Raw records
>>>
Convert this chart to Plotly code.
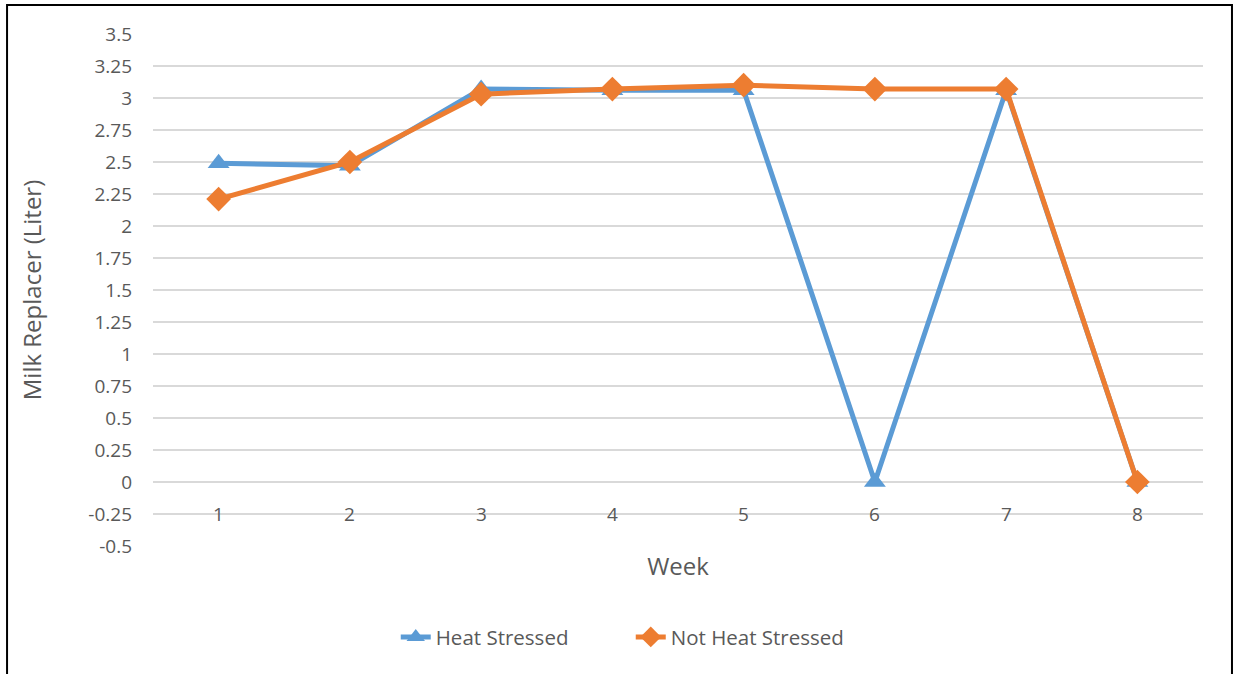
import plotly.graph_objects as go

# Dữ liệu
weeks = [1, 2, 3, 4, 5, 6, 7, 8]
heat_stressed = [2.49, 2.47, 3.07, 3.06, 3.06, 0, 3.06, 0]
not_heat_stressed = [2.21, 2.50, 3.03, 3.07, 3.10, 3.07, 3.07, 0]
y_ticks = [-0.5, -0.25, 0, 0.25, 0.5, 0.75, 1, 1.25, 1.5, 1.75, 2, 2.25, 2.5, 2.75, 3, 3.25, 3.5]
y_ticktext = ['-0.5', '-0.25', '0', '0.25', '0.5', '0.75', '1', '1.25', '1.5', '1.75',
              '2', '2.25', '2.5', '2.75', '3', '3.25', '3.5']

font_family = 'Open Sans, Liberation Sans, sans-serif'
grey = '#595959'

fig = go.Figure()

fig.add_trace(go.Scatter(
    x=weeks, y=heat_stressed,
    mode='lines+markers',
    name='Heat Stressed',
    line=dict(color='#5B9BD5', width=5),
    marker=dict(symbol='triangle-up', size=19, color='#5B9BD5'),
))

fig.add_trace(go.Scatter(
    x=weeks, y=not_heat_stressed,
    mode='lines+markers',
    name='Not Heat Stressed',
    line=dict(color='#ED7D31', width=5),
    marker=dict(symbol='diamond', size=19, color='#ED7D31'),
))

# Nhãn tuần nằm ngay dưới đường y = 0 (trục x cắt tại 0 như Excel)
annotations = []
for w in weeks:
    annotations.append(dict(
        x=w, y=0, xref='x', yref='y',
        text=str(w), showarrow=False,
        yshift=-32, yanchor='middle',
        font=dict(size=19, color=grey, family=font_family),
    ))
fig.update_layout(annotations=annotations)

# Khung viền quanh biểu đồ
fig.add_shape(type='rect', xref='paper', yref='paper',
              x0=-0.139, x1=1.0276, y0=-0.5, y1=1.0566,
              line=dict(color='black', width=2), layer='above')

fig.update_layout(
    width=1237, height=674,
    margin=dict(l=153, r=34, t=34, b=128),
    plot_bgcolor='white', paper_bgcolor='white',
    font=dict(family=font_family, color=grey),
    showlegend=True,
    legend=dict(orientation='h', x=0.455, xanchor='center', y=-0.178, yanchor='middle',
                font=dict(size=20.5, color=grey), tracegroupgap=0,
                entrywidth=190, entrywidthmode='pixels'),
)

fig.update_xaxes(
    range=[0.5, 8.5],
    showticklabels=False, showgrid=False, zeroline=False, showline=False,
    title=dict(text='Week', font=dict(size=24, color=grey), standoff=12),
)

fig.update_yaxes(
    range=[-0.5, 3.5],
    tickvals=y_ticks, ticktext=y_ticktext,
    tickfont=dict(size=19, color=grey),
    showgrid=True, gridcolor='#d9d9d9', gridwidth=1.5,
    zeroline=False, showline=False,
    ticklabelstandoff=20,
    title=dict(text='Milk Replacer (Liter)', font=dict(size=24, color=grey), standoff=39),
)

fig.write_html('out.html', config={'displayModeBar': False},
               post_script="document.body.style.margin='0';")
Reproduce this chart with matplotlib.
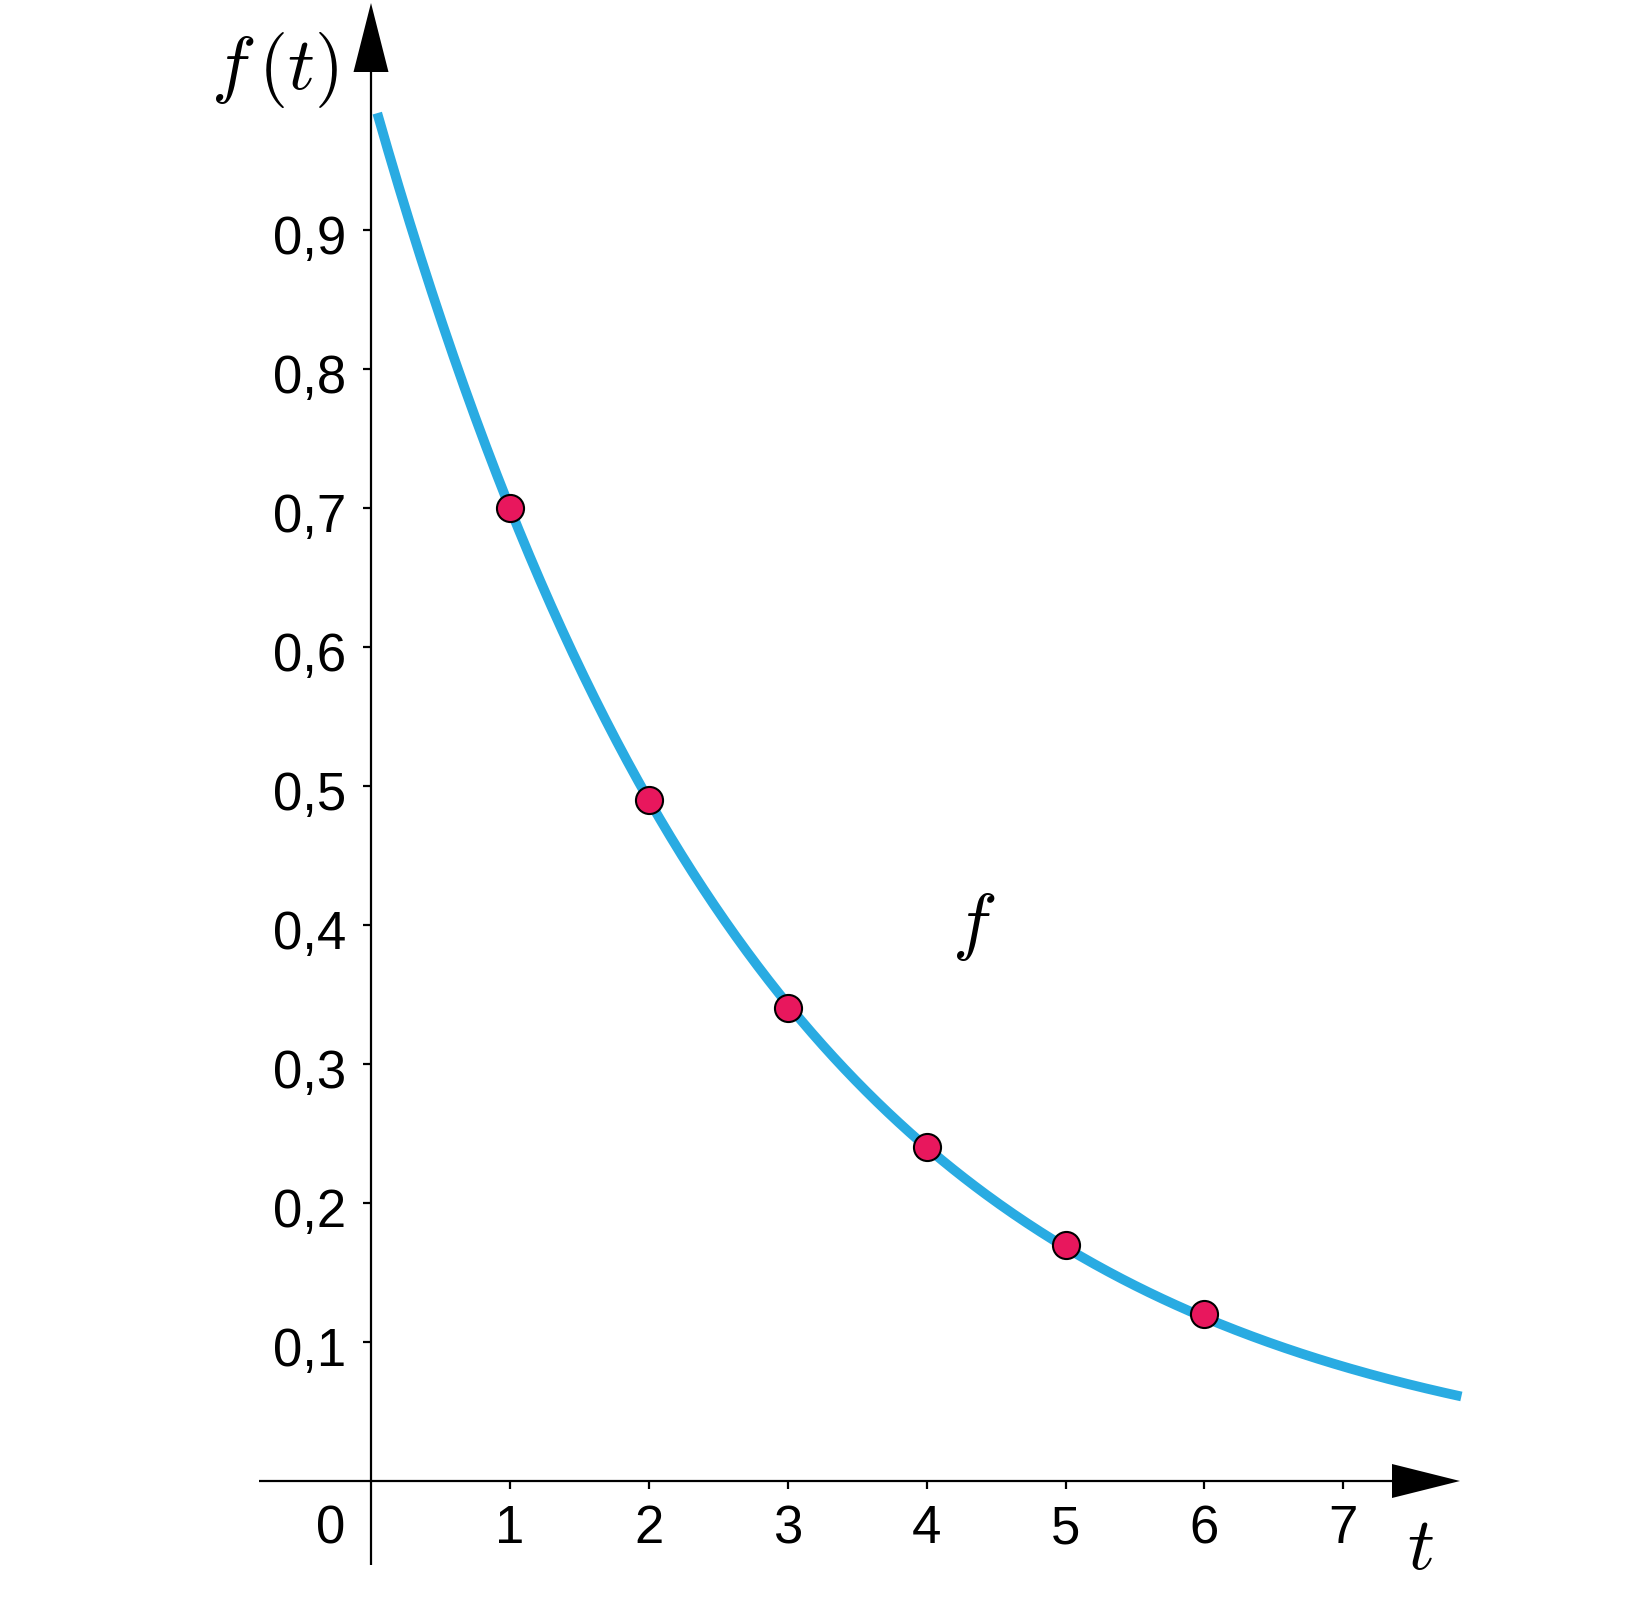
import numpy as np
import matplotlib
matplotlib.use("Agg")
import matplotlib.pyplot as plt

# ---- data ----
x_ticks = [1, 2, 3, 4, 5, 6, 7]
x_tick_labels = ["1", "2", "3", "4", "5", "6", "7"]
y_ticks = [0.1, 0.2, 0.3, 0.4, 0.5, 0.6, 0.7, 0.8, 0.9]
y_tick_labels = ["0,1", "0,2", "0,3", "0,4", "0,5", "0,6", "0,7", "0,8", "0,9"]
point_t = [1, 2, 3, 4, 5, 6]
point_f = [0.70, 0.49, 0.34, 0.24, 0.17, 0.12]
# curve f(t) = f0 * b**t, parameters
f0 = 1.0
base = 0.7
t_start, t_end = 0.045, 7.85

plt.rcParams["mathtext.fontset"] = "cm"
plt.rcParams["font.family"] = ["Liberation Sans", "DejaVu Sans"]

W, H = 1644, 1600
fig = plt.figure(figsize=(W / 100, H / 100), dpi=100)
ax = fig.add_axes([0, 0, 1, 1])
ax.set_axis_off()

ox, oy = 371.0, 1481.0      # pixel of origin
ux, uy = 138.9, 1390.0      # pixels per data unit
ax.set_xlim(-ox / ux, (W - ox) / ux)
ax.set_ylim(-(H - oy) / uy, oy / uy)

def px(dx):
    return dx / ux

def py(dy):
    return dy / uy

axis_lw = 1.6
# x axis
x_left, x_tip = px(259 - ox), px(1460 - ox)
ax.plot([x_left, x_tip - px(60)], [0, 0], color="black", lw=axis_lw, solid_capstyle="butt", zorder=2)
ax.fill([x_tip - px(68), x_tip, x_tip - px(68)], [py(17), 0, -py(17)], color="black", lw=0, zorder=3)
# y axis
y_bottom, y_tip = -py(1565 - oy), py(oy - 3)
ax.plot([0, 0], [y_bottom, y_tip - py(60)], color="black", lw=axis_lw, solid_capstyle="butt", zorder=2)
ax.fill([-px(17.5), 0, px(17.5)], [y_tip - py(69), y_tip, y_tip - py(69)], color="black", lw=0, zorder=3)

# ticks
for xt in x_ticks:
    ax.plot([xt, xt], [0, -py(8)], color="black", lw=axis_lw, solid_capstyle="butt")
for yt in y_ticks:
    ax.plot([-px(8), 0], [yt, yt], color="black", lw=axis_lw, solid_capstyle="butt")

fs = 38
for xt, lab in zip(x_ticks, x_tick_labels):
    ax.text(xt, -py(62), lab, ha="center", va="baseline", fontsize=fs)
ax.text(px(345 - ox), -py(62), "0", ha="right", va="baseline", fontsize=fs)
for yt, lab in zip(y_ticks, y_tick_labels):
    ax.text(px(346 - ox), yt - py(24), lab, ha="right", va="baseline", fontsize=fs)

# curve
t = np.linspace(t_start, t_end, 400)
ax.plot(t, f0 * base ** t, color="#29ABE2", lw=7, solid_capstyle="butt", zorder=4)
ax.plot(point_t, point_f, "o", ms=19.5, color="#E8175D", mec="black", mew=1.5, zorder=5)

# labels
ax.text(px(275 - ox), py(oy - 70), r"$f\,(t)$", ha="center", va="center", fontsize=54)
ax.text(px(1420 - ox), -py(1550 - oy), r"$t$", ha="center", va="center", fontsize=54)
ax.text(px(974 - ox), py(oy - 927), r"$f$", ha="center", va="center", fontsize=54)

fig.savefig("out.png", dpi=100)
<<<
→ **TASK**: Your task is to reproduce all of the material exactly. The pictures stay out.

→ **SOLUTION TO THIS PROBLEM**:
Convert this chart to Plotly code.
import plotly.graph_objects as go

# Dữ liệu
weeks = [1, 2, 3, 4, 5, 6, 7, 8]
heat_stressed = [2.49, 2.47, 3.07, 3.06, 3.06, 0, 3.06, 0]
not_heat_stressed = [2.21, 2.50, 3.03, 3.07, 3.10, 3.07, 3.07, 0]
y_ticks = [-0.5, -0.25, 0, 0.25, 0.5, 0.75, 1, 1.25, 1.5, 1.75, 2, 2.25, 2.5, 2.75, 3, 3.25, 3.5]
y_ticktext = ['-0.5', '-0.25', '0', '0.25', '0.5', '0.75', '1', '1.25', '1.5', '1.75',
              '2', '2.25', '2.5', '2.75', '3', '3.25', '3.5']

font_family = 'Open Sans, Liberation Sans, sans-serif'
grey = '#595959'

fig = go.Figure()

fig.add_trace(go.Scatter(
    x=weeks, y=heat_stressed,
    mode='lines+markers',
    name='Heat Stressed',
    line=dict(color='#5B9BD5', width=5),
    marker=dict(symbol='triangle-up', size=19, color='#5B9BD5'),
))

fig.add_trace(go.Scatter(
    x=weeks, y=not_heat_stressed,
    mode='lines+markers',
    name='Not Heat Stressed',
    line=dict(color='#ED7D31', width=5),
    marker=dict(symbol='diamond', size=19, color='#ED7D31'),
))

# Nhãn tuần nằm ngay dưới đường y = 0 (trục x cắt tại 0 như Excel)
annotations = []
for w in weeks:
    annotations.append(dict(
        x=w, y=0, xref='x', yref='y',
        text=str(w), showarrow=False,
        yshift=-32, yanchor='middle',
        font=dict(size=19, color=grey, family=font_family),
    ))
fig.update_layout(annotations=annotations)

# Khung viền quanh biểu đồ
fig.add_shape(type='rect', xref='paper', yref='paper',
              x0=-0.139, x1=1.0276, y0=-0.5, y1=1.0566,
              line=dict(color='black', width=2), layer='above')

fig.update_layout(
    width=1237, height=674,
    margin=dict(l=153, r=34, t=34, b=128),
    plot_bgcolor='white', paper_bgcolor='white',
    font=dict(family=font_family, color=grey),
    showlegend=True,
    legend=dict(orientation='h', x=0.455, xanchor='center', y=-0.178, yanchor='middle',
                font=dict(size=20.5, color=grey), tracegroupgap=0,
                entrywidth=190, entrywidthmode='pixels'),
)

fig.update_xaxes(
    range=[0.5, 8.5],
    showticklabels=False, showgrid=False, zeroline=False, showline=False,
    title=dict(text='Week', font=dict(size=24, color=grey), standoff=12),
)

fig.update_yaxes(
    range=[-0.5, 3.5],
    tickvals=y_ticks, ticktext=y_ticktext,
    tickfont=dict(size=19, color=grey),
    showgrid=True, gridcolor='#d9d9d9', gridwidth=1.5,
    zeroline=False, showline=False,
    ticklabelstandoff=20,
    title=dict(text='Milk Replacer (Liter)', font=dict(size=24, color=grey), standoff=39),
)

fig.write_html('out.html', config={'displayModeBar': False},
               post_script="document.body.style.margin='0';")
Reproduce this chart with matplotlib.
import numpy as np
import matplotlib
matplotlib.use("Agg")
import matplotlib.pyplot as plt

# ---- data ----
x_ticks = [1, 2, 3, 4, 5, 6, 7]
x_tick_labels = ["1", "2", "3", "4", "5", "6", "7"]
y_ticks = [0.1, 0.2, 0.3, 0.4, 0.5, 0.6, 0.7, 0.8, 0.9]
y_tick_labels = ["0,1", "0,2", "0,3", "0,4", "0,5", "0,6", "0,7", "0,8", "0,9"]
point_t = [1, 2, 3, 4, 5, 6]
point_f = [0.70, 0.49, 0.34, 0.24, 0.17, 0.12]
# curve f(t) = f0 * b**t, parameters
f0 = 1.0
base = 0.7
t_start, t_end = 0.045, 7.85

plt.rcParams["mathtext.fontset"] = "cm"
plt.rcParams["font.family"] = ["Liberation Sans", "DejaVu Sans"]

W, H = 1644, 1600
fig = plt.figure(figsize=(W / 100, H / 100), dpi=100)
ax = fig.add_axes([0, 0, 1, 1])
ax.set_axis_off()

ox, oy = 371.0, 1481.0      # pixel of origin
ux, uy = 138.9, 1390.0      # pixels per data unit
ax.set_xlim(-ox / ux, (W - ox) / ux)
ax.set_ylim(-(H - oy) / uy, oy / uy)

def px(dx):
    return dx / ux

def py(dy):
    return dy / uy

axis_lw = 1.6
# x axis
x_left, x_tip = px(259 - ox), px(1460 - ox)
ax.plot([x_left, x_tip - px(60)], [0, 0], color="black", lw=axis_lw, solid_capstyle="butt", zorder=2)
ax.fill([x_tip - px(68), x_tip, x_tip - px(68)], [py(17), 0, -py(17)], color="black", lw=0, zorder=3)
# y axis
y_bottom, y_tip = -py(1565 - oy), py(oy - 3)
ax.plot([0, 0], [y_bottom, y_tip - py(60)], color="black", lw=axis_lw, solid_capstyle="butt", zorder=2)
ax.fill([-px(17.5), 0, px(17.5)], [y_tip - py(69), y_tip, y_tip - py(69)], color="black", lw=0, zorder=3)

# ticks
for xt in x_ticks:
    ax.plot([xt, xt], [0, -py(8)], color="black", lw=axis_lw, solid_capstyle="butt")
for yt in y_ticks:
    ax.plot([-px(8), 0], [yt, yt], color="black", lw=axis_lw, solid_capstyle="butt")

fs = 38
for xt, lab in zip(x_ticks, x_tick_labels):
    ax.text(xt, -py(62), lab, ha="center", va="baseline", fontsize=fs)
ax.text(px(345 - ox), -py(62), "0", ha="right", va="baseline", fontsize=fs)
for yt, lab in zip(y_ticks, y_tick_labels):
    ax.text(px(346 - ox), yt - py(24), lab, ha="right", va="baseline", fontsize=fs)

# curve
t = np.linspace(t_start, t_end, 400)
ax.plot(t, f0 * base ** t, color="#29ABE2", lw=7, solid_capstyle="butt", zorder=4)
ax.plot(point_t, point_f, "o", ms=19.5, color="#E8175D", mec="black", mew=1.5, zorder=5)

# labels
ax.text(px(275 - ox), py(oy - 70), r"$f\,(t)$", ha="center", va="center", fontsize=54)
ax.text(px(1420 - ox), -py(1550 - oy), r"$t$", ha="center", va="center", fontsize=54)
ax.text(px(974 - ox), py(oy - 927), r"$f$", ha="center", va="center", fontsize=54)

fig.savefig("out.png", dpi=100)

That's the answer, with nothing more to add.